Most chancellors pull a rabbit out of a hat during their Budget statements – something to delight their own MPs and leave the opposition feeling outmanoeuvred.
Such has been the atmosphere of doom and gloom generated by Rachel Reeves in advance of hers that there is a temptation to envisage her plonking a boiled bunny on the Commons despatch box and exclaiming: ‘It’s Halloween tomorrow, so grab a load of that!’
And yet Ms Reeves will surely at least attempt to conjure up the vista of some sunlit economic uplands after four months of exaggerated complaints about the financial inheritance passed down by the Tories.
Better resourcing of ‘Our NHS’ will be cited as the key to ensuring Britain has a fitter and more productive workforce
Her marathon whinge, centred around her having identified an in-year financial ‘black hole’, has clearly been designed to excuse an impending raft of tax rises she spent the entire election promising would not be needed. But it has undoubtedly had effects upon the real economy, crushing the animal spirits of investors. Bond yields – the margin lenders insist upon for lending to the Government – have also begun to creep up, though not nearly as fast as they did before the doomed Kwasi Kwarteng budget of 2022.
Thanks to an industrial-scale Treasury pre-briefing operation, many observers think they already know all Ms Reeves’ significant announcements – chapter and worse, as it were. Commons Speaker Lindsay Hoyle takes that view, having predicted that there could be plenty of spare seats in the chamber, during a notably angry condemnation of the Chancellor’s ‘supreme discourtesy’ to the House.
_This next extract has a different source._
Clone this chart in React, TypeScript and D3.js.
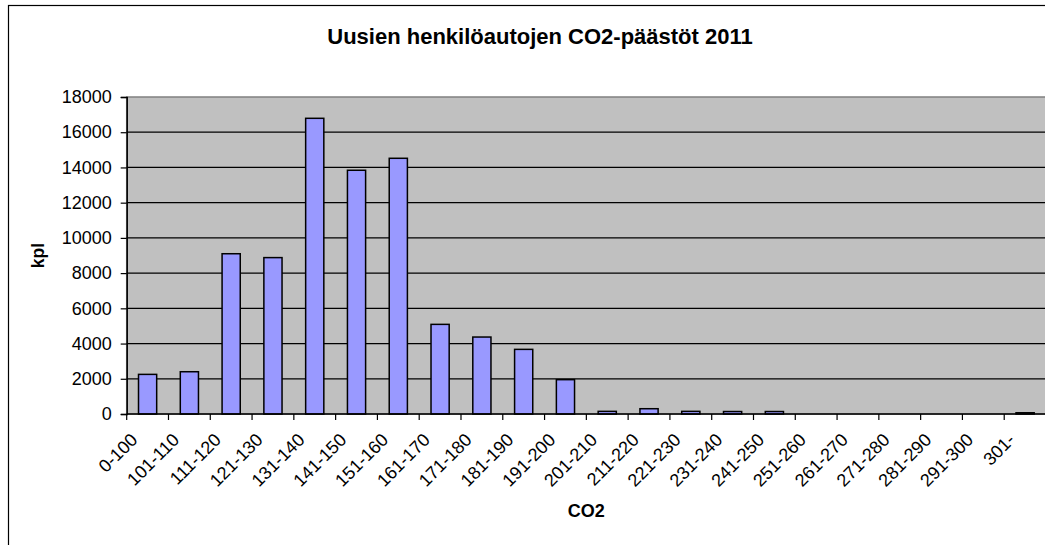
import * as d3 from 'd3';
import React, { useEffect, useRef } from 'react';

const WIDTH = 1045;
const HEIGHT = 545;
const FONT = 'Arial, "Liberation Sans", sans-serif';

const TITLE = 'Uusien henkilöautojen CO2-päästöt 2011';
const X_TITLE = 'CO2';
const Y_TITLE = 'kpl';

const categories = [
  '0-100', '101-110', '111-120', '121-130', '131-140', '141-150', '151-160',
  '161-170', '171-180', '181-190', '191-200', '201-210', '211-220', '221-230',
  '231-240', '241-250', '251-260', '261-270', '271-280', '281-290', '291-300', '301-',
];
const counts = [
  2250, 2400, 9100, 8880, 16790, 13840, 14520,
  5090, 4370, 3670, 1950, 150, 300, 150,
  140, 140, 0, 0, 0, 0, 0, 70,
];
const yTicks = [0, 2000, 4000, 6000, 8000, 10000, 12000, 14000, 16000, 18000];

const margin = { left: 126.7, top: 97, right: WIDTH + 1, bottom: 414 };

const App: React.FC = () => {
  const ref = useRef<SVGSVGElement>(null);

  useEffect(() => {
    const svg = d3.select(ref.current);
    svg.selectAll('*').remove();

    const x = d3.scaleBand<string>().domain(categories).range([margin.left, margin.right]).paddingInner(0).paddingOuter(0);
    const y = d3.scaleLinear().domain([0, 18000]).range([margin.bottom, margin.top]);
    const barW = x.bandwidth() / 2.3;

    // chart frame (cropped on the right and bottom)
    svg.append('rect')
      .attr('x', 8.5).attr('y', 5.5)
      .attr('width', WIDTH + 20).attr('height', HEIGHT + 20)
      .attr('fill', '#fff').attr('stroke', '#000').attr('stroke-width', 1.2);

    // plot area
    svg.append('rect')
      .attr('x', margin.left).attr('y', margin.top)
      .attr('width', margin.right - margin.left).attr('height', margin.bottom - margin.top)
      .attr('fill', '#c0c0c0').attr('stroke', '#808080').attr('stroke-width', 1.5);

    // gridlines
    svg.append('g')
      .selectAll('line')
      .data(yTicks.filter(t => t > 0 && t < 18000))
      .enter()
      .append('line')
      .attr('x1', margin.left).attr('x2', margin.right)
      .attr('y1', d => y(d)).attr('y2', d => y(d))
      .attr('stroke', '#000').attr('stroke-width', 1.2);

    // bars
    svg.append('g')
      .selectAll('rect')
      .data(categories.map((c, i) => ({ c, v: counts[i] })).filter(d => d.v > 0))
      .enter()
      .append('rect')
      .attr('x', d => (x(d.c) || 0) + (x.bandwidth() - barW) / 2)
      .attr('y', d => y(d.v))
      .attr('width', barW)
      .attr('height', d => y(0) - y(d.v))
      .attr('fill', '#9999ff')
      .attr('stroke', '#000')
      .attr('stroke-width', 1.5);

    // y axis
    const yAxis = svg.append('g')
      .attr('transform', `translate(${margin.left},0)`)
      .call(d3.axisLeft(y).tickValues(yTicks).tickFormat(d3.format('d')).tickSize(6).tickPadding(9));
    yAxis.select('.domain').attr('stroke', '#000').attr('stroke-width', 1.5);
    yAxis.selectAll('.tick line').attr('stroke', '#000').attr('stroke-width', 1.2);
    yAxis.selectAll('.tick text')
      .attr('fill', '#000')
      .style('font-family', FONT)
      .style('font-size', '18px');

    // x axis
    const tickPos = categories.map(c => x(c) || 0).concat([margin.right]);
    const xg = svg.append('g');
    xg.append('line')
      .attr('x1', margin.left).attr('x2', margin.right)
      .attr('y1', margin.bottom).attr('y2', margin.bottom)
      .attr('stroke', '#000').attr('stroke-width', 1.5);
    xg.selectAll('line.tk')
      .data(tickPos)
      .enter()
      .append('line')
      .attr('class', 'tk')
      .attr('x1', d => d).attr('x2', d => d)
      .attr('y1', margin.bottom).attr('y2', margin.bottom + 6)
      .attr('stroke', '#000').attr('stroke-width', 1.2);
    xg.selectAll('text')
      .data(categories)
      .enter()
      .append('text')
      .attr('transform', d => `translate(${(x(d) || 0) + x.bandwidth() / 2 - 9},441) rotate(-45)`)
      .attr('text-anchor', 'end')
      .style('font-family', FONT)
      .style('font-size', '18px')
      .text(d => d);

    // titles
    svg.append('text')
      .attr('x', 540).attr('y', 44)
      .attr('text-anchor', 'middle')
      .style('font-family', FONT).style('font-size', '22px').style('font-weight', 'bold')
      .text(TITLE);

    svg.append('text')
      .attr('x', (margin.left + margin.right) / 2).attr('y', 516.5)
      .attr('text-anchor', 'middle')
      .style('font-family', FONT).style('font-size', '18px').style('font-weight', 'bold')
      .text(X_TITLE);

    svg.append('text')
      .attr('transform', `translate(44,${(margin.top + margin.bottom) / 2}) rotate(-90)`)
      .attr('text-anchor', 'middle')
      .style('font-family', FONT).style('font-size', '17.5px').style('font-weight', 'bold')
      .text(Y_TITLE);
  }, []);

  return (
    <svg
      ref={ref}
      width={WIDTH}
      height={HEIGHT}
      viewBox={`0 0 ${WIDTH} ${HEIGHT}`}
      style={{ position: 'absolute', left: 0, top: 0, background: '#fff' }}
    />
  );
};

export default App;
We already know there will be a big rise in the minimum wage next year, which will be welcome among the 1.6 million workers in receipt of it but less so among their employers. The overall economic impact of continually pushing what is now known as the ‘national living wage’ closer to median earnings is surely due some critical scrutiny too. My own view is that the policy is starting to incentivise people to stay in low productivity, entry-level positions rather than upskilling and aiming for promotions, which is hardly sensible. It also risks demoralising those further up the chain as they see their differentials getting badly squeezed.
Rishi Sunak is hardly likely to go for that line of attack given that he drove the policy in the first place during his own chancellorship. Yet he will present a formidable opponent for Ms Reeves in what will be his last significant contribution at the top of British politics. He will be facing the massed ranks of 400 Labour MPs and only have a small contingent of supporters at his own back – think Southampton playing away at Fratton Park – but will be keen to show the British public what they are soon to be missing.
More money for schools and hospitals is standard Labour budgetary fare, so we will probably get that today. I’m guessing promises of more extra NHS funding than anyone expects will be today’s rabbit. Wes Streeting will beam, Labour spin doctors will lick their lips at the thought of exploiting the politically perilous territory Kemi Badenoch wandered into during her recent interview with Sky’s Sophy Ridge about reimagining healthcare from first principles.
We will be invited to forget the huge raids on employer national insurance, possible capital gains tax pain, the Inbetweeners-style insults to bus users and the rows about who is or isn’t a working person.
Better resourcing of ‘Our NHS’ will be cited as the key to ensuring Britain has a fitter and more productive workforce that can get the country off its economic knees. Labour MPs will cheer and wave their order papers like maniacs.
Perhaps the settlement will be so generous as to bring about the re-forming of the many Covid-era hospital dance troupes and a rash of celebratory videos online. Will it work this time? Quite possibly. The British public may be more sceptical about the NHS these days but much of Labour’s traditional voter coalition is still easily scared by the far-fetched notion of a US-style alternative being imposed by those nasty Tories.
Reeves’s message in her House of Horrors Budget will be that it is those on the opposition benches who are really the scary ones.